◆ WRITTEN INSTRUCTION ◆
Could you write out the records below exactly as they appear, leaving out any pictures?

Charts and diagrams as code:

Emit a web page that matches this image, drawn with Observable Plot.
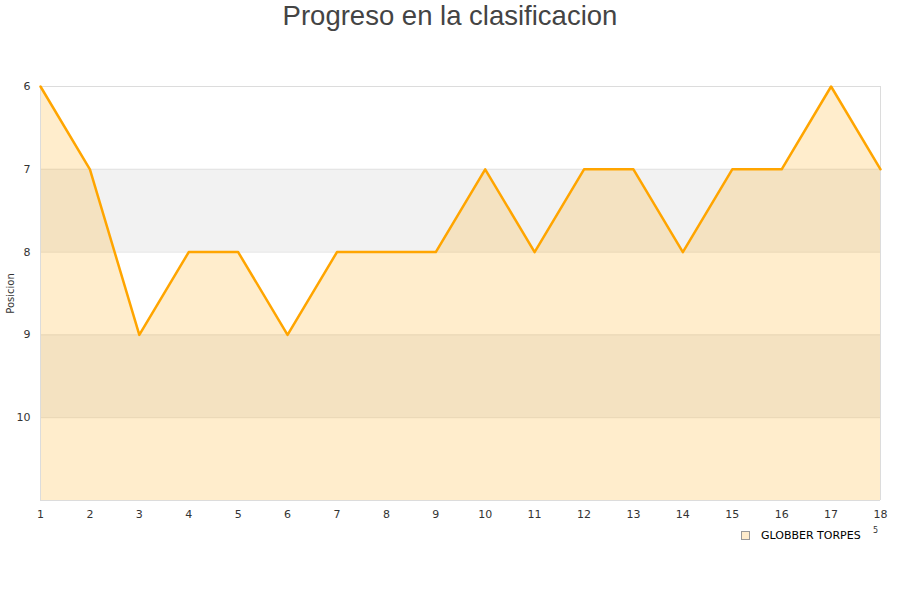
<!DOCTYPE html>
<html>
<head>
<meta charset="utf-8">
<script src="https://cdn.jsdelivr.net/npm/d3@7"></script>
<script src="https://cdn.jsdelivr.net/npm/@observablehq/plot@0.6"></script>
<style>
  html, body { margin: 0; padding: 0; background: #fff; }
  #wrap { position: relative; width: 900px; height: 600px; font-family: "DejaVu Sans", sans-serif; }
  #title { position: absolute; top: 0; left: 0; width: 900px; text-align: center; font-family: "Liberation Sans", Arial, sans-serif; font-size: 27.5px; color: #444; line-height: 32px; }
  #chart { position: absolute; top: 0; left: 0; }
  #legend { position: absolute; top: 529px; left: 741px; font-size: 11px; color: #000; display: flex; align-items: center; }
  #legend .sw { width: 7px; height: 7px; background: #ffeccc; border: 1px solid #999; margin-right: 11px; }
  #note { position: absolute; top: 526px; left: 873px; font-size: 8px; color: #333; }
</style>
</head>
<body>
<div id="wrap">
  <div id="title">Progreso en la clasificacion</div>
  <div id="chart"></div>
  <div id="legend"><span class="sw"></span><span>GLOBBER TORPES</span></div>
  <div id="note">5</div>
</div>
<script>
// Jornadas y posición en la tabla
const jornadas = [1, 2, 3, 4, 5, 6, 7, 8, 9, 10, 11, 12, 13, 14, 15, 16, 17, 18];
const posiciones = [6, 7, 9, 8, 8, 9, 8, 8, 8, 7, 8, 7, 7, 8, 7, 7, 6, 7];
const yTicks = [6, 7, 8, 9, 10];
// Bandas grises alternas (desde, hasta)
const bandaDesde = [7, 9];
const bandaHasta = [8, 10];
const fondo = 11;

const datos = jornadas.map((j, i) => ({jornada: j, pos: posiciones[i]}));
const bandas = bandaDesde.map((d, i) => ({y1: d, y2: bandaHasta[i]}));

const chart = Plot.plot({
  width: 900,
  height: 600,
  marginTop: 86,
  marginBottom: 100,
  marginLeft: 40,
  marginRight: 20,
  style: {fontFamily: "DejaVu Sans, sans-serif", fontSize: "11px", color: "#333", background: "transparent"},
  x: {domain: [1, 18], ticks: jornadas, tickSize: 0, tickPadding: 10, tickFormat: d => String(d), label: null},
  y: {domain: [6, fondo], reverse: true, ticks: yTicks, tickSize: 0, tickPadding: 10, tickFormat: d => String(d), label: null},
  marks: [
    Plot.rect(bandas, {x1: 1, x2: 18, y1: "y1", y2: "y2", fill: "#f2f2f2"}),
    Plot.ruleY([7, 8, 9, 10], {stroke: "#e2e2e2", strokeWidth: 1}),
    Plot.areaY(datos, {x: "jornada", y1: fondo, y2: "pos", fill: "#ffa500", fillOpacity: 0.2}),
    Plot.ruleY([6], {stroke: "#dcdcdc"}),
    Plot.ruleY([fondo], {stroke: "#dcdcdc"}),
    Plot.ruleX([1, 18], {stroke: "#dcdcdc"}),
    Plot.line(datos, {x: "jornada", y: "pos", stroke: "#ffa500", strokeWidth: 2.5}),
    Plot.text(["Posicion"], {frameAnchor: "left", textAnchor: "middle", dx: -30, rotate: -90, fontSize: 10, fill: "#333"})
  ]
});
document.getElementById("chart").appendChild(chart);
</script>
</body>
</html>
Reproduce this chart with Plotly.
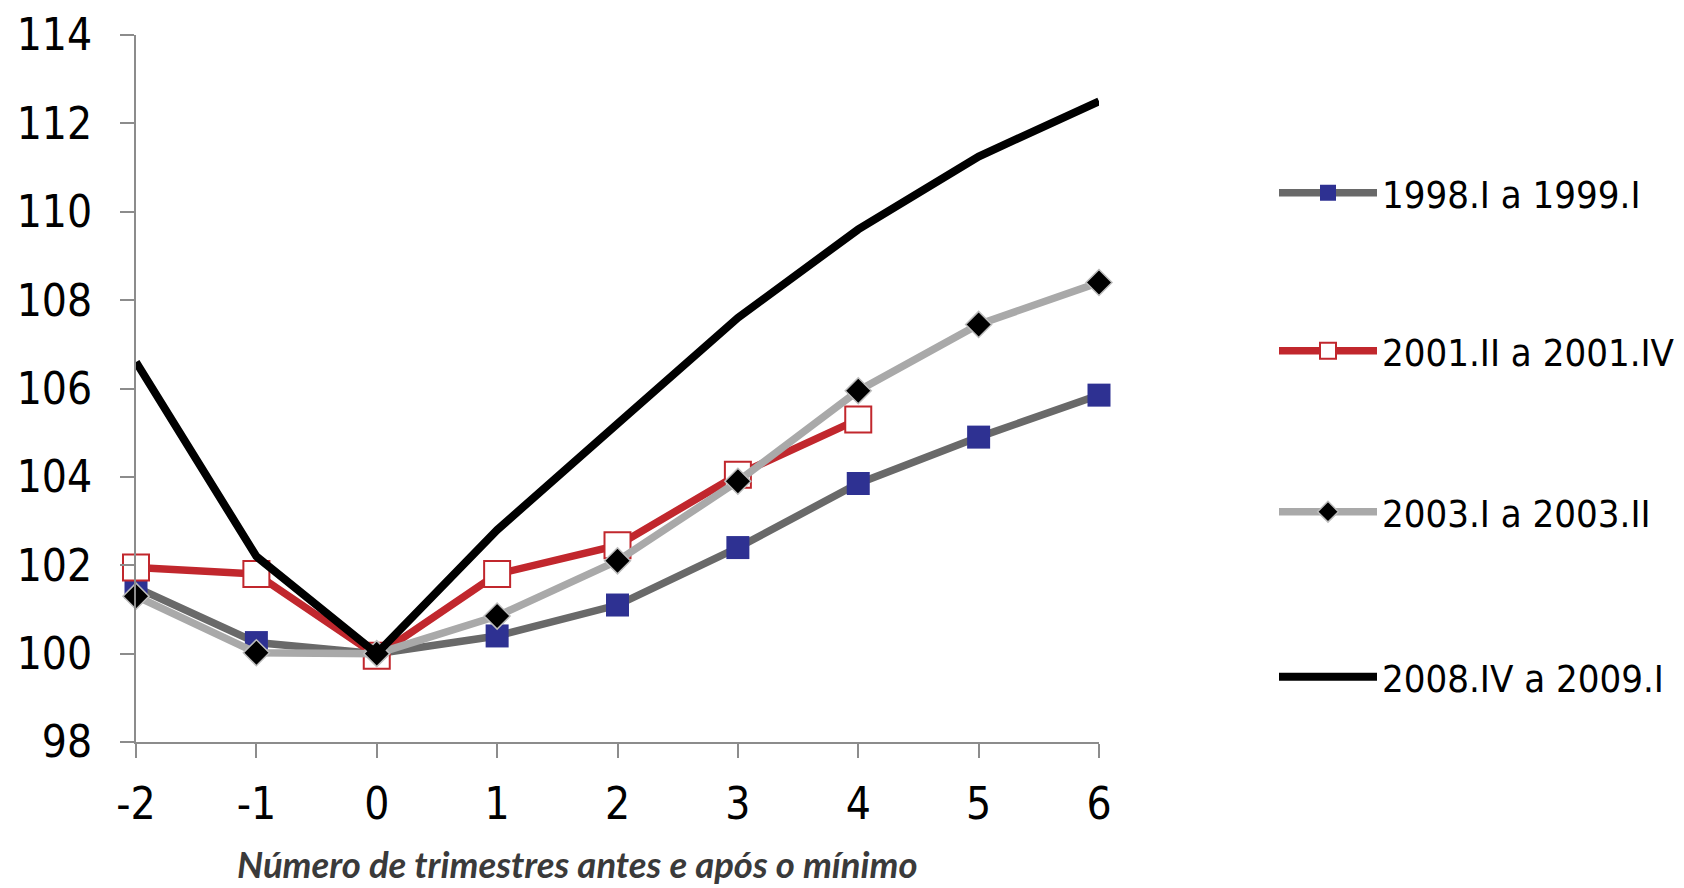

◆ TASK RESPONSE ◆
Emit a web page that matches this image, drawn with Observable Plot.
<!DOCTYPE html>
<html>
<head>
<meta charset="utf-8">
<script src="https://cdn.jsdelivr.net/npm/d3@7"></script>
<script src="https://cdn.jsdelivr.net/npm/@observablehq/plot@0.6"></script>
<style>
  html, body { margin: 0; padding: 0; background: #fff; }
  #wrap { position: relative; width: 900px; height: 600px; font-family: "DejaVu Sans", sans-serif; }
  #title { position: absolute; top: 0; left: 0; width: 900px; text-align: center; font-family: "Liberation Sans", Arial, sans-serif; font-size: 27.5px; color: #444; line-height: 32px; }
  #chart { position: absolute; top: 0; left: 0; }
  #legend { position: absolute; top: 529px; left: 741px; font-size: 11px; color: #000; display: flex; align-items: center; }
  #legend .sw { width: 7px; height: 7px; background: #ffeccc; border: 1px solid #999; margin-right: 11px; }
  #note { position: absolute; top: 526px; left: 873px; font-size: 8px; color: #333; }
</style>
</head>
<body>
<div id="wrap">
  <div id="title">Progreso en la clasificacion</div>
  <div id="chart"></div>
  <div id="legend"><span class="sw"></span><span>GLOBBER TORPES</span></div>
  <div id="note">5</div>
</div>
<script>
// Jornadas y posición en la tabla
const jornadas = [1, 2, 3, 4, 5, 6, 7, 8, 9, 10, 11, 12, 13, 14, 15, 16, 17, 18];
const posiciones = [6, 7, 9, 8, 8, 9, 8, 8, 8, 7, 8, 7, 7, 8, 7, 7, 6, 7];
const yTicks = [6, 7, 8, 9, 10];
// Bandas grises alternas (desde, hasta)
const bandaDesde = [7, 9];
const bandaHasta = [8, 10];
const fondo = 11;

const datos = jornadas.map((j, i) => ({jornada: j, pos: posiciones[i]}));
const bandas = bandaDesde.map((d, i) => ({y1: d, y2: bandaHasta[i]}));

const chart = Plot.plot({
  width: 900,
  height: 600,
  marginTop: 86,
  marginBottom: 100,
  marginLeft: 40,
  marginRight: 20,
  style: {fontFamily: "DejaVu Sans, sans-serif", fontSize: "11px", color: "#333", background: "transparent"},
  x: {domain: [1, 18], ticks: jornadas, tickSize: 0, tickPadding: 10, tickFormat: d => String(d), label: null},
  y: {domain: [6, fondo], reverse: true, ticks: yTicks, tickSize: 0, tickPadding: 10, tickFormat: d => String(d), label: null},
  marks: [
    Plot.rect(bandas, {x1: 1, x2: 18, y1: "y1", y2: "y2", fill: "#f2f2f2"}),
    Plot.ruleY([7, 8, 9, 10], {stroke: "#e2e2e2", strokeWidth: 1}),
    Plot.areaY(datos, {x: "jornada", y1: fondo, y2: "pos", fill: "#ffa500", fillOpacity: 0.2}),
    Plot.ruleY([6], {stroke: "#dcdcdc"}),
    Plot.ruleY([fondo], {stroke: "#dcdcdc"}),
    Plot.ruleX([1, 18], {stroke: "#dcdcdc"}),
    Plot.line(datos, {x: "jornada", y: "pos", stroke: "#ffa500", strokeWidth: 2.5}),
    Plot.text(["Posicion"], {frameAnchor: "left", textAnchor: "middle", dx: -30, rotate: -90, fontSize: 10, fill: "#333"})
  ]
});
document.getElementById("chart").appendChild(chart);
</script>
</body>
</html>
Reproduce this chart with Plotly.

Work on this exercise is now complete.